— Goal of the exercise —
Below are the records; extract from them the line containing "Rebuild this chart" to the line containing "88.8, 87.0, 87.0];", both lines included, exactly and with no pictures.

-- Given data start --

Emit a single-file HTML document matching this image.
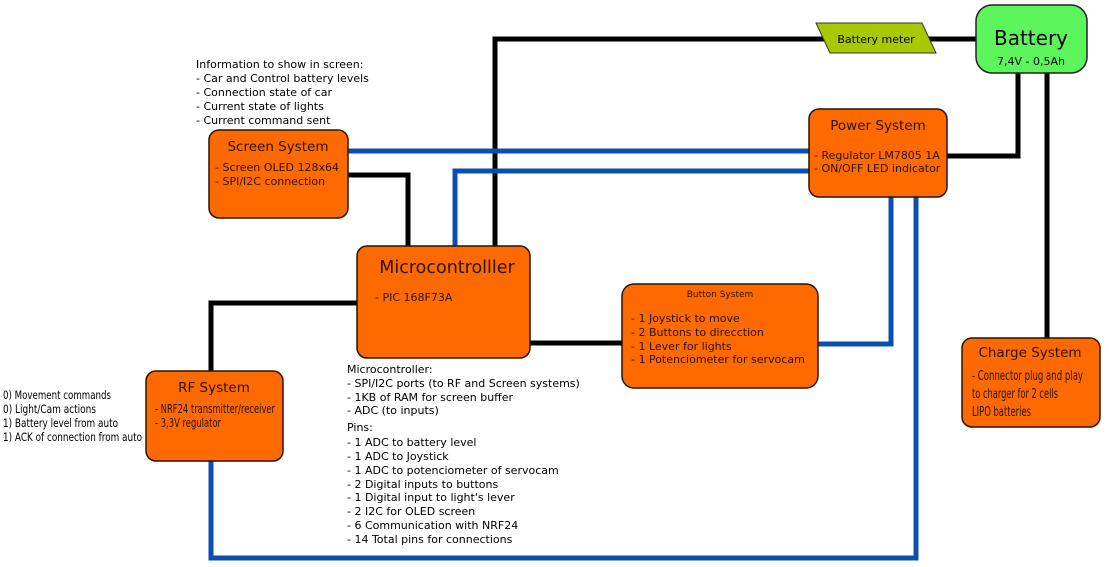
<!DOCTYPE html>
<html><head><meta charset="utf-8"><style>
html,body{margin:0;padding:0;background:#fff;width:1109px;height:567px;overflow:hidden}
svg text{font-family:"DejaVu Sans","Liberation Sans",sans-serif;fill:#000}
.b text{fill:#2a1000}
</style></head><body>
<svg width="1109" height="567" viewBox="0 0 1109 567" xmlns="http://www.w3.org/2000/svg">
<g fill="none" stroke-width="5">
<polyline stroke="#000" points="495,246 495,39 976,39"/>
<polyline stroke="#0a4fb0" points="348,151 809,151"/>
<polyline stroke="#0a4fb0" points="455,246 455,171 809,171"/>
<polyline stroke="#000" points="348,175 408,175 408,246"/>
<polyline stroke="#000" points="947,156 1018,156 1018,73"/>
<polyline stroke="#000" points="1047,73 1047,338"/>
<polyline stroke="#000" points="357,303 211,303 211,371"/>
<polyline stroke="#000" points="530,343 622,343"/>
<polyline stroke="#0a4fb0" points="817,344 891,344 891,197"/>
<polyline stroke="#0a4fb0" points="211,461 211,558 916,558 916,197"/>
</g>
<polygon points="816,23 922,23 936,53 830,53" fill="#a8c800" stroke="#333" stroke-width="1"/>
<text x="876" y="43" font-size="11" text-anchor="middle" fill="#222">Battery meter</text>
<rect x="976" y="5" width="111" height="68" rx="16" fill="#5cf55c" stroke="#222" stroke-width="1.5"/>
<text x="1031" y="45" font-size="20" text-anchor="middle">Battery</text>
<text x="1031" y="65" font-size="11" text-anchor="middle">7,4V - 0,5Ah</text>
<g fill="#ff6a00" stroke="#2a1200" stroke-width="1.5">
<rect x="809" y="109" width="138" height="88" rx="10"/>
<rect x="209" y="130" width="139" height="88" rx="10"/>
<rect x="357" y="246" width="173" height="112" rx="10"/>
<rect x="146" y="371" width="137" height="90" rx="10"/>
<rect x="622" y="284" width="196" height="104" rx="12"/>
<rect x="962" y="338" width="138" height="89" rx="10"/>
</g>
<g class="b">
<text x="878" y="130" font-size="13.5" text-anchor="middle">Power System</text>
<text x="814" y="159" font-size="11">- Regulator LM7805 1A</text>
<text x="814" y="172" font-size="11">- ON/OFF LED indicator</text>
<text x="278" y="151" font-size="13.5" text-anchor="middle">Screen System</text>
<text x="215" y="171" font-size="11">- Screen OLED 128x64</text>
<text x="215" y="185" font-size="11">- SPI/I2C connection</text>
<text x="447" y="273" font-size="17.5" text-anchor="middle">Microcontrolller</text>
<text x="375" y="301" font-size="11">- PIC 168F73A</text>
<text x="214" y="392" font-size="13.5" text-anchor="middle">RF System</text>
<text x="155" y="413" font-size="12" textLength="120" lengthAdjust="spacingAndGlyphs">- NRF24 transmitter/receiver</text>
<text x="155" y="427" font-size="12" textLength="66" lengthAdjust="spacingAndGlyphs">- 3,3V regulator</text>
<text x="720" y="297" font-size="9" text-anchor="middle">Button System</text>
<text x="631" y="322" font-size="11">- 1 Joystick to move</text>
<text x="631" y="336" font-size="11">- 2 Buttons to direcction</text>
<text x="631" y="350" font-size="11">- 1 Lever for lights</text>
<text x="631" y="363" font-size="11">- 1 Potenciometer for servocam</text>
<text x="1030" y="357" font-size="13.5" text-anchor="middle">Charge System</text>
<text x="972" y="380" font-size="13" textLength="111" lengthAdjust="spacingAndGlyphs">- Connector plug and play</text>
<text x="972" y="398" font-size="13" textLength="86" lengthAdjust="spacingAndGlyphs">to charger for 2 cells</text>
<text x="972" y="416" font-size="13" textLength="59" lengthAdjust="spacingAndGlyphs">LIPO batteries</text>
</g>
<g font-size="11">
<text x="196" y="68">Information to show in screen:</text>
<text x="196" y="82">- Car and Control battery levels</text>
<text x="196" y="96">- Connection state of car</text>
<text x="196" y="110">- Current state of lights</text>
<text x="196" y="124">- Current command sent</text>
<text x="347" y="373">Microcontroller:</text>
<text x="347" y="387">- SPI/I2C ports (to RF and Screen systems)</text>
<text x="347" y="401">- 1KB of RAM for screen buffer</text>
<text x="347" y="414">- ADC (to inputs)</text>
<text x="347" y="431">Pins:</text>
<text x="347" y="446">- 1 ADC to battery level</text>
<text x="347" y="460">- 1 ADC to Joystick</text>
<text x="347" y="474">- 1 ADC to potenciometer of servocam</text>
<text x="347" y="488">- 2 Digital inputs to buttons</text>
<text x="347" y="501">- 1 Digital input to light's lever</text>
<text x="347" y="515">- 2 I2C for OLED screen</text>
<text x="347" y="529">- 6 Communication with NRF24</text>
<text x="347" y="543">- 14 Total pins for connections</text>
</g>
<g font-size="11.5">
<text x="3" y="399" textLength="108" lengthAdjust="spacingAndGlyphs">0) Movement commands</text>
<text x="3" y="413" textLength="93" lengthAdjust="spacingAndGlyphs">0) Light/Cam actions</text>
<text x="3" y="427" textLength="115" lengthAdjust="spacingAndGlyphs">1) Battery level from auto</text>
<text x="3" y="441" textLength="139" lengthAdjust="spacingAndGlyphs">1) ACK of connection from auto</text>
</g>
</svg>
</body></html>
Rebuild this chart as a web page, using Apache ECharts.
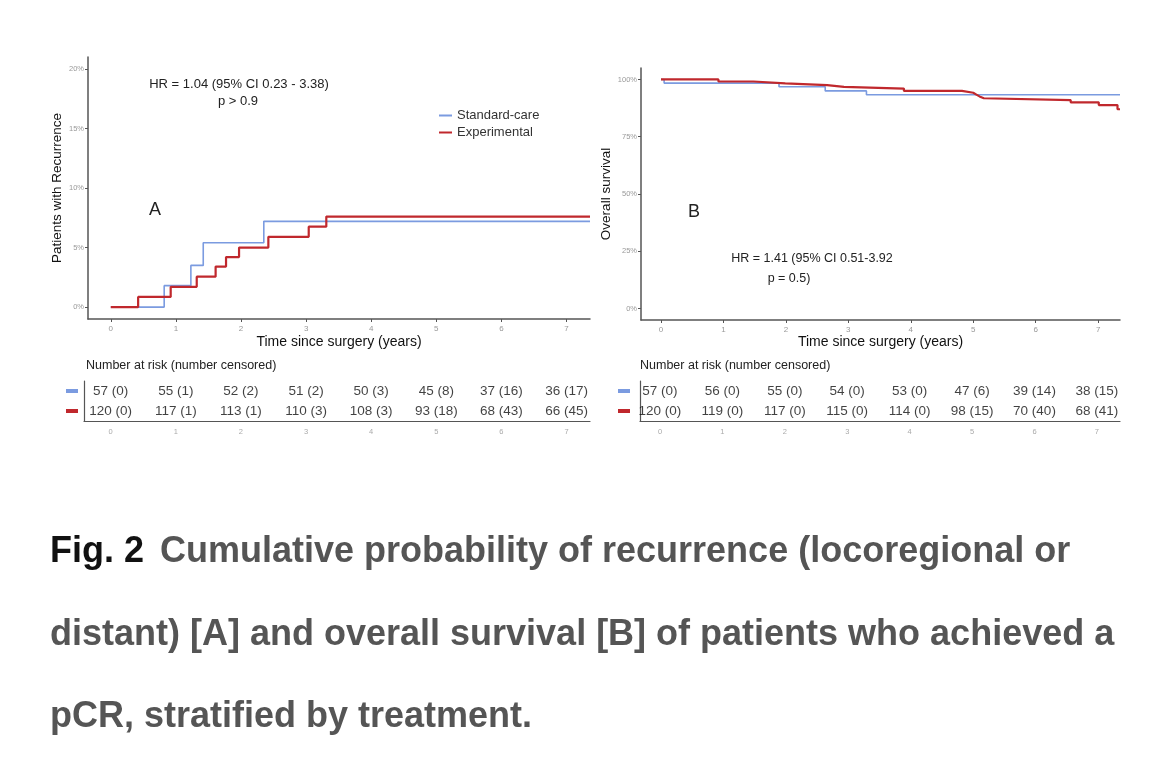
<!DOCTYPE html>
<html>
<head>
<meta charset="utf-8">
<script src="https://cdn.jsdelivr.net/npm/echarts@6/dist/echarts.min.js"></script>
<style>
html,body{margin:0;padding:0;background:#fff;}
#main{width:1170px;height:758px;}
</style>
</head>
<body>
<div id="main"></div>
<script>
// A: cumulative recurrence (%), step times in years
const recStdTimes = [0, 0.82, 1.23, 1.42, 2.35, 7.36];
const recStdPct   = [0, 1.8, 3.5, 5.4, 7.2, 7.2];
const recExpTimes = [0, 0.42, 0.92, 1.32, 1.61, 1.77, 1.97, 2.42, 3.04, 3.31, 7.36];
const recExpPct   = [0, 0.85, 1.7, 2.55, 3.4, 4.2, 5.0, 5.9, 6.75, 7.6, 7.6];

// B: overall survival (%)
const osStdTimes = [0, 0.05, 1.89, 2.63, 3.29, 7.35];
const osStdPct   = [100, 98.4, 96.8, 95.0, 93.3, 93.3];
const osExpTimes = [0, 0.92, 1.48, 1.99, 2.66, 2.93, 3.89, 4.82, 5.0, 5.05, 5.1, 5.17, 6.56, 7.01, 7.31, 7.35];
const osExpPct   = [100, 99.1, 98.3, 97.5, 96.8, 96.0, 95.0, 94.2, 93.4, 92.6, 91.8, 91.0, 90.0, 88.8, 87.0, 87.0];

// number at risk tables
const riskTimes = [0, 1, 2, 3, 4, 5, 6, 7];
const recStdRisk = [57, 55, 52, 51, 50, 45, 37, 36];
const recStdCens = [0, 1, 2, 2, 3, 8, 16, 17];
const recExpRisk = [120, 117, 113, 110, 108, 93, 68, 66];
const recExpCens = [0, 1, 1, 3, 3, 18, 43, 45];
const osStdRisk = [57, 56, 55, 54, 53, 47, 39, 38];
const osStdCens = [0, 0, 0, 0, 0, 6, 14, 15];
const osExpRisk = [120, 119, 117, 115, 114, 98, 70, 68];
const osExpCens = [0, 0, 0, 0, 0, 15, 40, 41];

const groups = ['Standard-care', 'Experimental'];
const recTicks = [0, 5, 10, 15, 20];
const osTicks = [0, 25, 50, 75, 100];

const blue = '#7b9be0';
const red = '#c0282d';
const axisCol = '#555';
const font = '"Liberation Sans", Arial, sans-serif';

function zip(ts, vs) {
  return ts.map((t, i) => [t, vs[i]]);
}

function riskData(risk, cens, row) {
  return riskTimes.map((t, i) => ({ value: [t, row], name: risk[i] + ' (' + cens[i] + ')' }));
}

function kmLine(name, data, color, width, idx) {
  return {
    type: 'line', name: name, step: 'end', symbol: 'none',
    xAxisIndex: idx, yAxisIndex: idx, data: data,
    lineStyle: { color: color, width: width }, itemStyle: { color: color }
  };
}

function riskSeries(name, data, idx) {
  return {
    type: 'scatter', name: name + ' risk', xAxisIndex: idx, yAxisIndex: idx,
    symbolSize: 1, itemStyle: { color: 'rgba(0,0,0,0)' }, data: data,
    label: { show: true, position: 'inside', formatter: '{b}', color: '#111', fontSize: 13.5, fontFamily: font }
  };
}

function plotX(idx, min, max, nameGap) {
  return {
    type: 'value', gridIndex: idx, min: min, max: max,
    name: 'Time since surgery (years)', nameLocation: 'middle', nameGap: nameGap,
    nameTextStyle: { fontSize: 14, color: '#111', fontFamily: font },
    axisLine: { show: true, onZero: false, lineStyle: { color: axisCol, width: 1.5 } },
    axisTick: { show: true, length: 3, customValues: riskTimes, lineStyle: { color: axisCol } },
    axisLabel: { customValues: riskTimes, fontSize: 8, color: '#999', margin: 6, fontFamily: font },
    splitLine: { show: false }
  };
}

function plotY(idx, min, max, ticks, name, nameGap) {
  return {
    type: 'value', gridIndex: idx, min: min, max: max,
    name: name, nameLocation: 'middle', nameGap: nameGap,
    nameTextStyle: { fontSize: 13.5, color: '#111', fontFamily: font },
    axisLine: { show: true, onZero: false, lineStyle: { color: axisCol, width: 1.5 } },
    axisTick: { show: true, length: 3, customValues: ticks, lineStyle: { color: axisCol } },
    axisLabel: { customValues: ticks, formatter: '{value}%', fontSize: 7.5, color: '#999', margin: 4, fontFamily: font },
    splitLine: { show: false }
  };
}

function tableX(idx, min, max) {
  return {
    type: 'value', gridIndex: idx, min: min, max: max,
    axisLine: { show: true, onZero: false, lineStyle: { color: axisCol, width: 1.2 } },
    axisTick: { show: false },
    axisLabel: { customValues: riskTimes, fontSize: 7.5, color: '#aaa', margin: 7, fontFamily: font },
    splitLine: { show: false }
  };
}

function tableY(idx, margin) {
  return {
    type: 'category', gridIndex: idx, data: groups, inverse: true,
    axisLine: { show: true, onZero: false, lineStyle: { color: axisCol, width: 1.2 } },
    axisTick: { show: false },
    axisLabel: {
      margin: margin,
      formatter: v => v === groups[0] ? '{s|}' : '{e|}',
      rich: {
        s: { width: 12, height: 4, backgroundColor: blue },
        e: { width: 12, height: 4, backgroundColor: red }
      }
    }
  };
}

function txt(text, x, y, size, opts) {
  return {
    type: 'text', x: x, y: y, silent: true,
    style: Object.assign({ text: text, font: size + 'px ' + font, fill: '#222', align: 'center', verticalAlign: 'middle' }, opts || {})
  };
}

const chart = echarts.init(document.getElementById('main'));

chart.setOption({
  animation: false,
  backgroundColor: '#fff',
  grid: [
    { left: 88, top: 57, width: 502, height: 262 },
    { left: 641, top: 68, width: 479, height: 252 },
    { left: 84, top: 381, width: 506, height: 40 },
    { left: 640, top: 381, width: 480, height: 40 }
  ],
  xAxis: [
    plotX(0, -0.35, 7.36, 16),
    plotX(1, -0.32, 7.35, 15),
    tableX(2, -0.41, 7.36),
    tableX(3, -0.32, 7.37)
  ],
  yAxis: [
    plotY(0, -1, 21, recTicks, 'Patients with Recurrence', 24),
    plotY(1, -5, 105, osTicks, 'Overall survival', 28),
    tableY(2, 6),
    tableY(3, 10)
  ],
  legend: {
    data: groups, orient: 'vertical', left: 434, top: 104, itemGap: 4,
    icon: 'rect', itemWidth: 13, itemHeight: 2,
    textStyle: { fontSize: 13, color: '#333', fontFamily: font }
  },
  series: [
    kmLine(groups[0], zip(recStdTimes, recStdPct), blue, 1.6, 0),
    kmLine(groups[1], zip(recExpTimes, recExpPct), red, 2.2, 0),
    kmLine(groups[0], zip(osStdTimes, osStdPct), blue, 1.6, 1),
    kmLine(groups[1], zip(osExpTimes, osExpPct), red, 2.2, 1),
    riskSeries('rec std', riskData(recStdRisk, recStdCens, groups[0]), 2),
    riskSeries('rec exp', riskData(recExpRisk, recExpCens, groups[1]), 2),
    riskSeries('os std', riskData(osStdRisk, osStdCens, groups[0]), 3),
    riskSeries('os exp', riskData(osExpRisk, osExpCens, groups[1]), 3)
  ],
  graphic: [
    txt('HR = 1.04 (95% CI 0.23 - 3.38)', 239, 84, 13),
    txt('p > 0.9', 238, 101, 13),
    txt('A', 155, 210, 18),
    txt('B', 694, 212, 18),
    txt('HR = 1.41 (95% CI 0.51-3.92', 812, 259, 12.5),
    txt('p = 0.5)', 789, 279, 12.5),
    txt('Number at risk (number censored)', 86, 366, 12.5, { align: 'left' }),
    txt('Number at risk (number censored)', 640, 366, 12.5, { align: 'left' }),
    {
      type: 'text', x: 50, y: 552, silent: true,
      style: {
        text: '{k|Fig. 2}{g|Cumulative probability of recurrence (locoregional or}',
        verticalAlign: 'middle',
        rich: {
          k: { font: 'bold 36px ' + font, fill: '#111', width: 110 },
          g: { font: 'bold 36px ' + font, fill: '#555' }
        }
      }
    },
    txt('distant) [A] and overall survival [B] of patients who achieved a', 50, 635, 36, { align: 'left', fill: '#555', font: 'bold 36px ' + font }),
    txt('pCR, stratified by treatment.', 50, 717, 36, { align: 'left', fill: '#555', font: 'bold 36px ' + font })
  ]
});
</script>
</body>
</html>
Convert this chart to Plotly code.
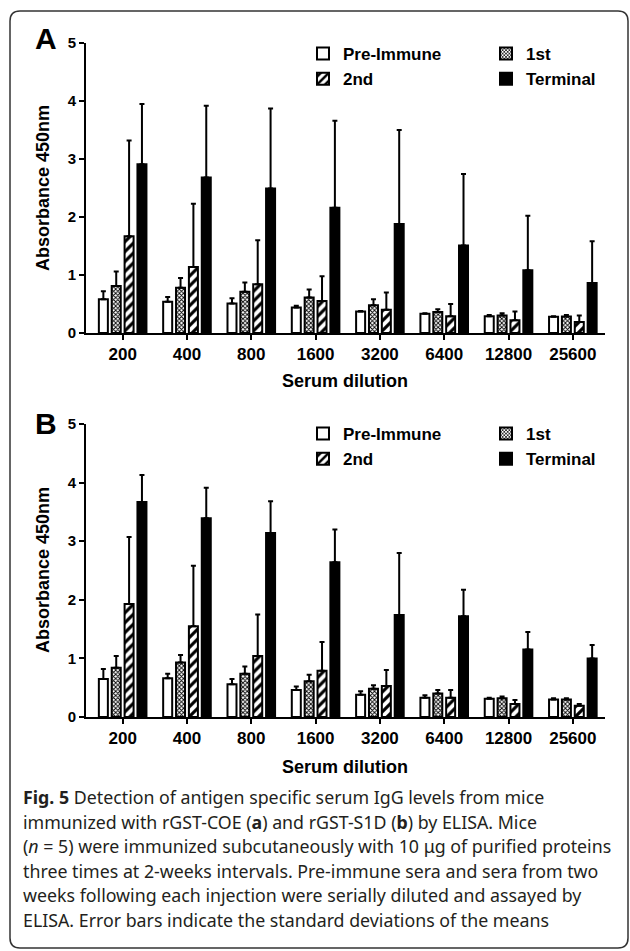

-- Given data end --

— Result —
Rebuild this chart as a web page, using Apache ECharts.
<!DOCTYPE html>
<html>
<head>
<meta charset="utf-8">
<script src="https://cdn.jsdelivr.net/npm/echarts@6/dist/echarts.min.js"></script>
<style>
html,body{margin:0;padding:0;background:#fff;}
#main{width:1170px;height:758px;}
</style>
</head>
<body>
<div id="main"></div>
<script>
// A: cumulative recurrence (%), step times in years
const recStdTimes = [0, 0.82, 1.23, 1.42, 2.35, 7.36];
const recStdPct   = [0, 1.8, 3.5, 5.4, 7.2, 7.2];
const recExpTimes = [0, 0.42, 0.92, 1.32, 1.61, 1.77, 1.97, 2.42, 3.04, 3.31, 7.36];
const recExpPct   = [0, 0.85, 1.7, 2.55, 3.4, 4.2, 5.0, 5.9, 6.75, 7.6, 7.6];

// B: overall survival (%)
const osStdTimes = [0, 0.05, 1.89, 2.63, 3.29, 7.35];
const osStdPct   = [100, 98.4, 96.8, 95.0, 93.3, 93.3];
const osExpTimes = [0, 0.92, 1.48, 1.99, 2.66, 2.93, 3.89, 4.82, 5.0, 5.05, 5.1, 5.17, 6.56, 7.01, 7.31, 7.35];
const osExpPct   = [100, 99.1, 98.3, 97.5, 96.8, 96.0, 95.0, 94.2, 93.4, 92.6, 91.8, 91.0, 90.0, 88.8, 87.0, 87.0];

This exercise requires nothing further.